Instruction:
Take the lines of the data below from the very first through the line containing "plt.rcParams['font.family'] = ['Lato', 'DejaVu" and output them exactly, pictures excluded.

Information provided:
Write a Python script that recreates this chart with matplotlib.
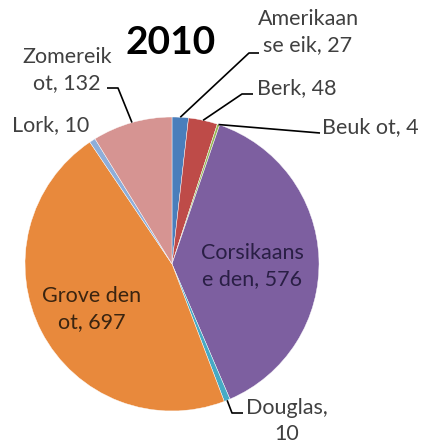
import numpy as np
import matplotlib.pyplot as plt

plt.rcParams['font.family'] = ['Lato', 'DejaVu Sans']

# soorten en aantallen (2010)
labels = ["Amerikaan\nse eik", "Berk", "Beuk ot", "Corsikaans\ne den",
          "Douglas,\n", "Grove den\not", "Lork", "Zomereik\not"]
values = [27, 48, 4, 576, 10, 697, 10, 132]
colors = ["#4A7EBB", "#BE4B48", "#98B954", "#7D5FA0",
          "#46AAC5", "#E8893C", "#8EAEDA", "#D69492"]

W, H = 421, 446
cx, cy, R = 172, 182, 147

fig = plt.figure(figsize=(W / 100, H / 100), dpi=100)
ax = fig.add_axes([0, 0, 1, 1])

wedges, _ = ax.pie(values, colors=colors, startangle=90, counterclock=False,
                   center=(cx, cy), radius=R, frame=True,
                   wedgeprops=dict(edgecolor="white", linewidth=0.3))
ax.set_xlim(0, W)
ax.set_ylim(0, H)
ax.axis("off")


def label_text(i):
    name = labels[i]
    if name.endswith("\n"):
        return name + str(values[i])
    return f"{name}, {values[i]}"


def edge_point(i):
    w = wedges[i]
    mid = np.deg2rad((w.theta1 + w.theta2) / 2)
    return cx + R * np.cos(mid), cy + R * np.sin(mid)


outside = "#404040"
fs = 15.5

ax.text(171, 404, "2010", ha="center", va="center", fontsize=28,
        fontweight="bold", color="black")

# label positions (x, y, ha, color)
pos = {
    0: (308, 414, "center", outside),
    1: (257, 358, "left", outside),
    2: (322, 319, "left", outside),
    3: (252, 180, "center", "#2a1f45"),
    4: (287, 25, "center", outside),
    5: (92, 137, "center", "#3a2410"),
    6: (12, 321, "left", outside),
    7: (67, 376, "center", outside),
}
for i, (x, y, ha, c) in pos.items():
    ax.text(x, y, label_text(i), ha=ha, va="center", fontsize=fs,
            color=c, linespacing=1.38)

# leader lines: wedge edge -> elbow -> label
leaders = {
    0: [(249, 393), (259, 393)],
    1: [(242, 352), (253, 352)],
    2: [(320, 313)],
    4: [(232, 33), (243, 33)],
    7: [(118, 358), (107, 358)],
}
for i, pts in leaders.items():
    x0, y0 = edge_point(i)
    xs = [x0] + [p[0] for p in pts]
    ys = [y0] + [p[1] for p in pts]
    ax.plot(xs, ys, color="black", linewidth=1.2, solid_capstyle="butt")

fig.savefig("out.png", dpi=100)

Task answer:
Write a Python script that recreates this chart with matplotlib.
import numpy as np
import matplotlib.pyplot as plt

plt.rcParams['font.family'] = ['Lato', 'DejaVu Sans']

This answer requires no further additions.